A crossplane crank has been used in Yamaha’s M1 MotoGP racing models in the past. Yamaha claims advances in metal forging technologies make this a practical consumer product.


37 thoughts on “Yamaha YZF R1 Crossplane Crankshaft Technology Explained”

  1. Where is the advantage of this? At first glance it sounds like a stupid idea in a 4-inline engine design, V8 is a different story… Please don’t post marketing-BS like “they are more torquey”, and so on. I know the stories, but never had a good explanation for it!

  2. I might believe this if the engine is rotating at 10 RPM, but at the speeds bike engines run at I think this is a load of rubbish. If this had any technical merits all bike maker’s would have been using this since the year dot .

  3. Well then… I mean I guess at higher RPMs this isn’t a huge issue since there’s so much momentum in the crankshaft, but still, you have an extremely unbalanced firing order. To me it would seem like your engine output would then be “pulsing” because of the delay in the firing.

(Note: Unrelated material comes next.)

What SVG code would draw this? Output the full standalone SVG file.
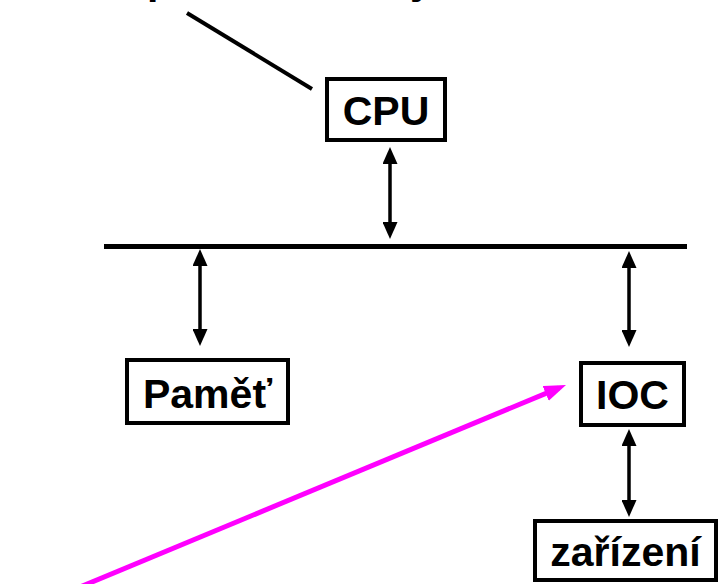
<svg xmlns="http://www.w3.org/2000/svg" width="720" height="584" viewBox="0 0 720 584">
  <style>
    .box { fill: #ffffff; stroke: #000000; stroke-width: 4; }
    .lbl { font-family: "Liberation Sans", Arial, sans-serif; font-weight: bold; font-size: 41px; fill: #000000; text-anchor: middle; }
    .bus { stroke: #000000; stroke-width: 5; fill: none; }
    .link { stroke: #000000; stroke-width: 3.5; fill: none; marker-start: url(#head); marker-end: url(#head); }
    .ptr { stroke: #ff00ff; stroke-width: 5; fill: none; marker-end: url(#headM); }
  </style>
  <defs>
    <marker id="head" markerUnits="userSpaceOnUse" markerWidth="17" markerHeight="15" refX="10" refY="7.5" orient="auto-start-reverse">
      <path d="M0,0 L17,7.5 L0,15 z" fill="#000000"/>
    </marker>
    <marker id="headM" markerUnits="userSpaceOnUse" markerWidth="22" markerHeight="16" refX="14" refY="8" orient="auto">
      <path d="M0,0 L22,8 L0,16 z" fill="#ff00ff"/>
    </marker>
  </defs>
  <rect width="720" height="584" fill="#ffffff"/>

  <!-- heading line running off the top edge -->
  <g id="heading">
    <text class="lbl" x="147" y="-6" style="text-anchor:start">p</text>
    <text class="lbl" x="410" y="-6" style="text-anchor:start">y</text>
    <line x1="187" y1="13" x2="312" y2="89" stroke="#000000" stroke-width="4"/>
  </g>

  <g id="connectors">
    <line class="bus" x1="104" y1="246.5" x2="687" y2="246.5"/>
    <line class="link" x1="390" y1="154" x2="390" y2="232"/>
    <line class="link" x1="200" y1="256" x2="200" y2="339"/>
    <line class="link" x1="629" y1="258" x2="629" y2="340"/>
    <line class="link" x1="629" y1="436" x2="629" y2="510"/>
    <line class="ptr" x1="68" y1="592" x2="558.6" y2="388.1"/>
  </g>

  <g id="cpu">
    <rect class="box" x="327" y="79" width="118" height="61"/>
    <text class="lbl" x="386" y="125">CPU</text>
  </g>
  <g id="pamet">
    <rect class="box" x="127" y="360" width="161" height="63"/>
    <text class="lbl" x="207.5" y="408">Paměť</text>
  </g>
  <g id="ioc">
    <rect class="box" x="581" y="363" width="103" height="62"/>
    <text class="lbl" x="632.5" y="409">IOC</text>
  </g>
  <g id="zarizeni">
    <rect class="box" x="535" y="521" width="181" height="59"/>
    <text class="lbl" x="625.5" y="566">zařízení</text>
  </g>
</svg>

    If it works then it works, I just think it’s bizarre.

  4. I don’t get. With a conventional crank, you are going to get an impulse stroke exactly every 180 degrees(with a 4 stroke). You have 2 pistons counteracting the other 2. What could be smoother? They talk as if the crankshaft changes speed with each impulse stroke, It doesn’t. If the flywheel effect is what you want to get away from to increase acceleration, why go to a heavier crank assembly?

  5. The 4 in line with flatplane crankshaft (boneshaker) has better volumetric efficency (using 4 in 1 exhaust pipe). That is the reason it was used in F1.

  6. i left this on in the family room for my wife’s son to learn how to count and he now does my taxes

  7. MAYBE they should also try to make an all TNT-plane crankshaft… all 4 cylinders in the same TDC firing together, ..that will be a BLAST like 4 pistons firing together like a super large single, wonder how that will feel like.. a large engine enduro thumping thud thud thud?

  8. so you trade inertial imbalance for combustion imbalance.   why not just go to 3 (or5) cylinders and remove both imbalances?

  9. Haha….. gotta love that Gran Turismo music tho. good times, good times…. (growing up late 90’s wit a PS1, awesome console!)

  10. The graph they show at 3:38 for flat plane crank would be the smoothest torque delivery out of all of the other graphed options, it complements the torque peaks where the crossplane one looks like it would be constructive interference, amplifying the torque peaks and valleys

  11. This was considered ground-breaking? Seems rather obvious that you’d want all piston crank positions to be perpendicular to the previous firing piston, to assure you are always producing a power stroke (and torque) at any given portion of the crankshaft’s rotation.

  12. Yes yes yes, but classic inline 4 with just une balancer revs faster, S1000, zx10, gsxr1000.

  13. The two best in line 4 Superbikes of 2017 use regular camshaft, BMW S1000RR and Suzuki GSX-R 1000R, both have MORE POWER and MORE TORQUE, not to mention ZX10, and MV Augusta F4 RR….

  14. the music thing or drums is beyond stupid, just play a sound when the piston fires. When he says “1-2-3-1-2-1-1-2” , the 1’s are the spark plug, and the 2’s and 3’s are 90 degree phases between the firing, so if he goes to 3, it was 270 degrees, 2 was 180 degrees, and 1 was only 90 degrees, so HIT-270-HIT-180-HIT-90-HIT-180 and start over. The drums are just confusing, with trumpets and drum sounds. I drew a diagram above

  15. The jibber jabber bullshit makes it harder to understand, not easier. The big problem for me personally is when they say that inertial torque is eliminated, but in reality, it is cut by 50%.

    Crossplane crank

    pin clock firing
    position order

    12 1

    9 3

    3 2

    6 4

    fire1 – 270 – fire3 – 180 – fire2 – 90 – fire4 – 180
    Crossplane crank

    **********************************************************
    flatplane crank

    pin clock firing
    position order

    12 1

    6 2

    6 4

    12 3

    fire1 – 180 – fire2 – 180 – fire4 – 180 – fire3 – 180
    flatplane crank

    ***********************************************************
    basically, when an engine is perfectly balanced like the flat plane, the engine accelerlates faster, but when it is uneven, such as a 270 degree pause and then a 90 degree pause, it allows the wheel to have more traction and the acceleration is more linear. However, If you are hooked up like in drag racing, and not coming out of a corner, you want the flat plane, if you are mostly on a track with turning, you want the crossplane. SO, the flatplane is better for long straights and few corners, like a triangle shaped track, or for a straight line like in drag racing.

  16. Clicked on video to learn about the cross plane crankshaft, learned how to play drums instead

  17. ?? In real life is not working like in this movies!
    Another shit engine!!!! Heavy bike powerless freak engine and unuseful engine with a lot fuel consumtion and less power then previous Engine.

  18. When the big bang r1 came out it was way down on power, claimed 181 crank hp from Yamaha, dyno’d at 145wrhp.

  19. For motorcycles on a track the benefit of cross plane configuration is the uneven firing frequency, because then when the rear wheel breaks loose it can recover by itself. This means that the rider feels the rear wheel intermittently sliding and can back off on the throttle. With even firing intervalls the wheel just keeps sliding.